Thanks so much for your blog, posts and lists! I’m going to go look for your newest list now to see how 2012 and plans for 2013 went and are going. I’ve been making lists and such but not one like you have, so your gotme thinking and I’ve got my own going, written down! I’m going to put one up and keep one in my notebook. Oh and to the person above that said she didn’t write her list down last year, she mostly did in her post! Re-write it from memory, the things you did and what you wanted to do. It’s ok to write down what you didn’t get done!
I stumbled on your website a few weeks ago and really appreciate all the info and encouragement! The comments to your articles are as informative as the articles, so I try to not miss them either. We started our homesteading journey a year ago and I made a lot of lists but didn’t define my goals as thoroughly as you suggested: those bite sized pieces that can be checked off is a real good idea.
So since I didn’t write it down I will do what others did and write down here what I remember that we accomplished! I am trying to do this while I homeschool our son who has Down Syndrome (thankfully doing that is not new for me!)
When we decided to homestead we realized we were living in the wrong state for us (expensive land and too dry to easily grow things) so the biggest thing we did was to move to our preferred general local for homesteading (southern Missouri). Now we are renting and looking for land so there are still plenty of goals that will have to wait (dairy sheep and goats, beef cow, etc).
We were embarking on such a huge lifestyle change that I had to start doing something immediately: everything has a learning curve. I quit using a dryer and dish washer pretty early on. Using drying racks we had done in Turkey for 6 months so that was easy. Not using a dish washer, when it sits there begging to save you time was tougher!
I don’t have a green thumb so I knew I needed to cultivate one. I bought plants that would be beneficial to our new lifestyle: aloe, spider plant (one of the best air purifyers), a ginko biloba tree (the only tree to survive the atomic bomb- I hope it survives my home until it gets planted!!!), etc. I discovered why they call it a nursery! Plants require nursing and I can do that.
I actually think the first thing we did was to quit buying paper products (I like jumping in with both feet). We started using flannel instead of TP and we love it! My father actually quit having loose bowels, a problem he had his entire life. It feels sooo good to miss the paper aisle at the store completely!
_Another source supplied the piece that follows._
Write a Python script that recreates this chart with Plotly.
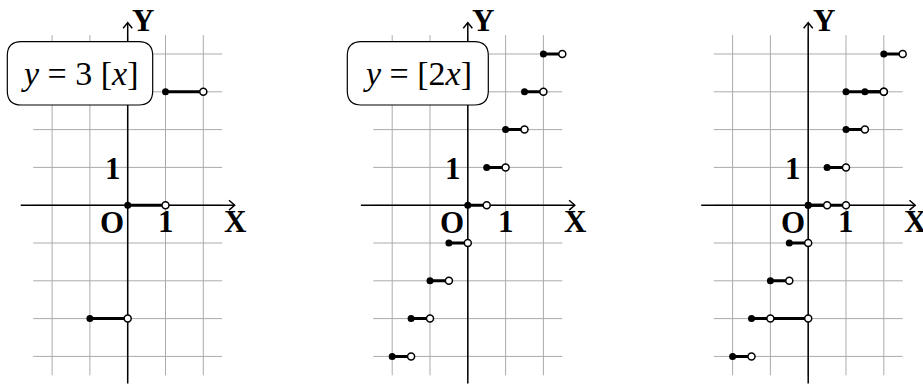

We didn’t have a garden so I bought bulk produce and began canning, and drying and stocking up. I loved the drying and improvised a solar dehydrator myself! Canning…..I wasn’t impressed with the results, but nothing went bad.
Now that we have moved we have chickens (we have raised chickens before so that at least wasn’t new). I made mozzarella cheese that was edible. I used to make most of our bread (all our son ate because of wheat allergy). So my next project is to do that again but make all our breads and pasta (never did that before).
We have attended bee keeping classes and will soon embark on that venture, as well as plant our raised beds. Most of what we did this last year was learn about lots of things so we could figure out what we wanted our homestead to look like. For example, we want to do our own dairy but will that be cow, goat, sheep, reindeer, yak, water buffalo (hey, they are used elsewhere in the world!). Lots of learning and lots of decisions, but such fun! Such purpose and feeling of accomplishment. Gotta go! Dawne
Jill Winger says
Sounds like you have a wonderful homestead going Dawne! What an inspiration you are– keep up the good work!